First things first: If you don't own a Roku TV -- a Roku-powered model from the likes of TCL, Insignia or Sharp -- don't even consider buying the Roku TV Wireless Speakers. They simply won't work. At all. Even if you have a Roku streamer.
Plenty of people do own a Roku TV, however. The smart TV platform is growing its market share every year -- three of the top five best-selling TVs on Amazon are TCL Rokus, for example. And if you have one of them, the company's new wireless speakers offer a painless way to improve audio quality.
Dialog sounds better than you'll ever get from your Roku TV's built-in speakers, and music has much more snap. Since this is a pair of actual stereo speakers, the image is wider and more involving than a sound bar. So getting these instead of a good sound bar must be a no-brainer right? Not exactly.
If movies and TV are your thing, a sound bar -- especially one with a wireless sub -- will still sound better. The Roku speakers' Achilles' heel is bass response, and action movies are particularly affected with a flattened performance compared to a bar like the crazy-cheap. This bass-shyness can also impinge on rock and electronic music, but overall the speakers still beat a bar for music, thanks to that wider separation.
The Roku wireless speakers are not the sound bar killer I hoped for, but they are articulate, ridiculously easy to set up, and ideal for music-loving Roku TV owners.
Basic voice via two remotes
Roku announced its newest multiroom system -- Roku Connect -- at CES 2018. The announced may as well be vaporware, and Roku's first speakers don't even bear the "Connect" badge. But these speakers are already different from every other multiroom speaker in that they're TV-based, and use the streaming apps and audio on a Roku TV rather than on your phone.
I guess you could call these $200 stereo speakers "smart" because you can operate them via voice. But you can't just talk out loud like you would with an Alexa or Google Assistant speaker ("Hey, Roku").
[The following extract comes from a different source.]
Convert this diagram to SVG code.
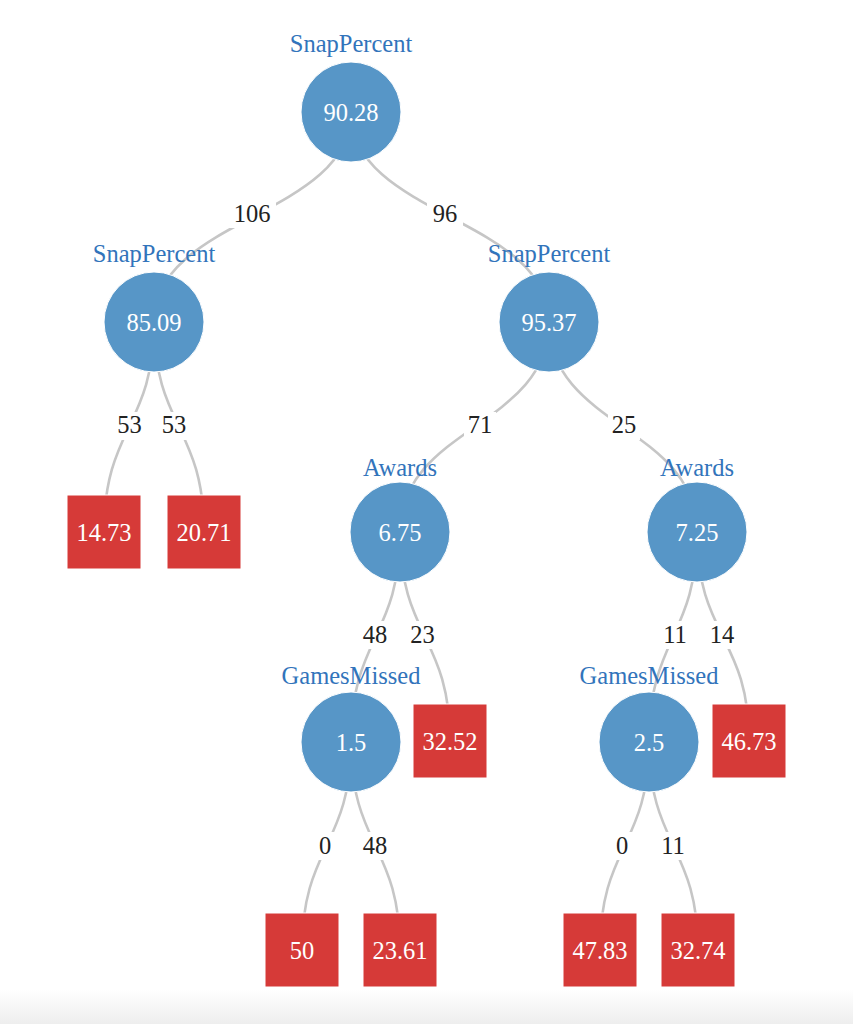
<svg xmlns="http://www.w3.org/2000/svg" width="853" height="1024" viewBox="0 0 853 1024">
<defs>
<linearGradient id="shade" x1="0" y1="0" x2="0" y2="1">
<stop offset="0" stop-color="#ffffff"/>
<stop offset="1" stop-color="#eeeeee"/>
</linearGradient>
<style>
.link{fill:none;stroke:#c6c6c6;stroke-width:2.6}
.elbg{fill:#ffffff}
.el{font-family:"Liberation Serif","Times New Roman",serif;font-size:24.5px;fill:#222222;text-anchor:middle}
.nc{fill:#5796c7;stroke:#ffffff;stroke-width:1}
.leaf{fill:#d63a38;stroke:#ffffff;stroke-width:1}
.nl{font-family:"Liberation Serif","Times New Roman",serif;font-size:24.5px;fill:#3274bb;text-anchor:middle}
.nv{font-family:"Liberation Serif","Times New Roman",serif;font-size:24.5px;fill:#ffffff;text-anchor:middle}
</style>
</defs>
<rect x="0" y="0" width="853" height="1024" fill="#ffffff"/>
<rect x="0" y="990" width="853" height="34" fill="url(#shade)"/>
<g id="connectors">
<path class="link" d="M351,112 C351,217 154,217 154,322"/>
<path class="link" d="M351,112 C351,217 549,217 549,322"/>
<path class="link" d="M154,322 C154,427 104,427 104,532"/>
<path class="link" d="M154,322 C154,427 204,427 204,532"/>
<path class="link" d="M549,322 C549,427 400,427 400,532"/>
<path class="link" d="M549,322 C549,427 697,427 697,532"/>
<path class="link" d="M400,532 C400,637 351,637 351,742"/>
<path class="link" d="M400,532 C400,637 450,637 450,741"/>
<path class="link" d="M697,532 C697,637 649,637 649,742"/>
<path class="link" d="M697,532 C697,637 749,637 749,741"/>
<path class="link" d="M351,742 C351,846 302,846 302,950"/>
<path class="link" d="M351,742 C351,846 400,846 400,950"/>
<path class="link" d="M649,742 C649,846 600,846 600,950"/>
<path class="link" d="M649,742 C649,846 698,846 698,950"/>
<rect class="elbg" x="228" y="200" width="48" height="28"/>
<text class="el" x="252" y="222">106</text>
<rect class="elbg" x="427" y="200" width="36" height="28"/>
<text class="el" x="445" y="222">96</text>
<rect class="elbg" x="114" y="412" width="31" height="28"/>
<text class="el" x="129.5" y="433">53</text>
<rect class="elbg" x="159" y="412" width="31" height="28"/>
<text class="el" x="174" y="433">53</text>
<rect class="elbg" x="464" y="412" width="32" height="28"/>
<text class="el" x="480" y="433">71</text>
<rect class="elbg" x="608" y="412" width="32" height="28"/>
<text class="el" x="624" y="433">25</text>
<rect class="elbg" x="359" y="621" width="32" height="28"/>
<text class="el" x="375" y="643">48</text>
<rect class="elbg" x="406" y="621" width="33" height="28"/>
<text class="el" x="422.5" y="643">23</text>
<rect class="elbg" x="659" y="621" width="32" height="28"/>
<text class="el" x="675" y="643">11</text>
<rect class="elbg" x="706" y="621" width="32" height="28"/>
<text class="el" x="722" y="643">14</text>
<rect class="elbg" x="313" y="832" width="24" height="28"/>
<text class="el" x="325" y="854">0</text>
<rect class="elbg" x="359" y="832" width="32" height="28"/>
<text class="el" x="375" y="854">48</text>
<rect class="elbg" x="610" y="832" width="24" height="28"/>
<text class="el" x="622" y="854">0</text>
<rect class="elbg" x="657" y="832" width="32" height="28"/>
<text class="el" x="673" y="854">11</text>
</g>
<g id="n0"><circle class="nc" cx="351" cy="112" r="50"/><text class="nl" x="351" y="52">SnapPercent</text><text class="nv" x="351" y="121">90.28</text></g>
<g id="n1"><circle class="nc" cx="154" cy="322" r="50"/><text class="nl" x="154" y="262">SnapPercent</text><text class="nv" x="154" y="331">85.09</text></g>
<g id="n2"><circle class="nc" cx="549" cy="322" r="50"/><text class="nl" x="549" y="262">SnapPercent</text><text class="nv" x="549" y="331">95.37</text></g>
<g id="n3"><rect class="leaf" x="67" y="495" width="74" height="74"/><text class="nv" x="104" y="541">14.73</text></g>
<g id="n4"><rect class="leaf" x="167" y="495" width="74" height="74"/><text class="nv" x="204" y="541">20.71</text></g>
<g id="n5"><circle class="nc" cx="400" cy="532" r="50"/><text class="nl" x="400" y="476">Awards</text><text class="nv" x="400" y="541">6.75</text></g>
<g id="n6"><circle class="nc" cx="697" cy="532" r="50"/><text class="nl" x="697" y="476">Awards</text><text class="nv" x="697" y="541">7.25</text></g>
<g id="n7"><circle class="nc" cx="351" cy="742" r="50"/><text class="nl" x="351" y="684">GamesMissed</text><text class="nv" x="351" y="751">1.5</text></g>
<g id="n8"><rect class="leaf" x="413" y="704" width="74" height="74"/><text class="nv" x="450" y="750">32.52</text></g>
<g id="n9"><circle class="nc" cx="649" cy="742" r="50"/><text class="nl" x="649" y="684">GamesMissed</text><text class="nv" x="649" y="751">2.5</text></g>
<g id="n10"><rect class="leaf" x="712" y="704" width="74" height="74"/><text class="nv" x="749" y="750">46.73</text></g>
<g id="n11"><rect class="leaf" x="265" y="913" width="74" height="74"/><text class="nv" x="302" y="959">50</text></g>
<g id="n12"><rect class="leaf" x="363" y="913" width="74" height="74"/><text class="nv" x="400" y="959">23.61</text></g>
<g id="n13"><rect class="leaf" x="563" y="913" width="74" height="74"/><text class="nv" x="600" y="959">47.83</text></g>
<g id="n14"><rect class="leaf" x="661" y="913" width="74" height="74"/><text class="nv" x="698" y="959">32.74</text></g>
</svg>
Instead you'll speak into one of the included remote controls.
The company includes the tabletop Touch remote and an updated version of your regular Roku TV controller, and both have a microphone button. The Roku Touch remote, available for $30 by itself, is weird. Physically it reminded me of a more fully featured version of an Amazon dash button. It's got a bunch of controls to command the speakers and TV, the most useful being the volume and the TV power control. The two shortcut buttons aren't used to keep "favorites" as you might expect, but "favorite voice searches." In my experience it doesn't work that well for any but the most rudimentary of searches.
Roku says the second clicker is designed to be used around the house, outside the living room, and it is useful to be able to turn off the TV from across the house. Its voice button is touch-to-talk and the mic is designed to pick up your voice from a tabletop, rather than requiring you to hold it up to your mouth.
Does the TV need to be on to use this speaker for music? Yes and no. If you use Bluetooth, then no, but I found if I used Spotify Connect the TV would come on automatically. Roku says activating Fast TV Start should prevent the screen from coming on and you can press the star button to turn the screen off if unneeded.
Voice options and search are restricted to entertainment, just like other Roku devices. You can ask for video content from the main Roku channels or music via iHeartRadio, Pandora and TuneIn by voice. I found that the microphone can only be used for the most basic searches such as artist radio, as often requesting individual tracks didn't work. With the latest update the speakers and TV are now also Spotify Connect compatible.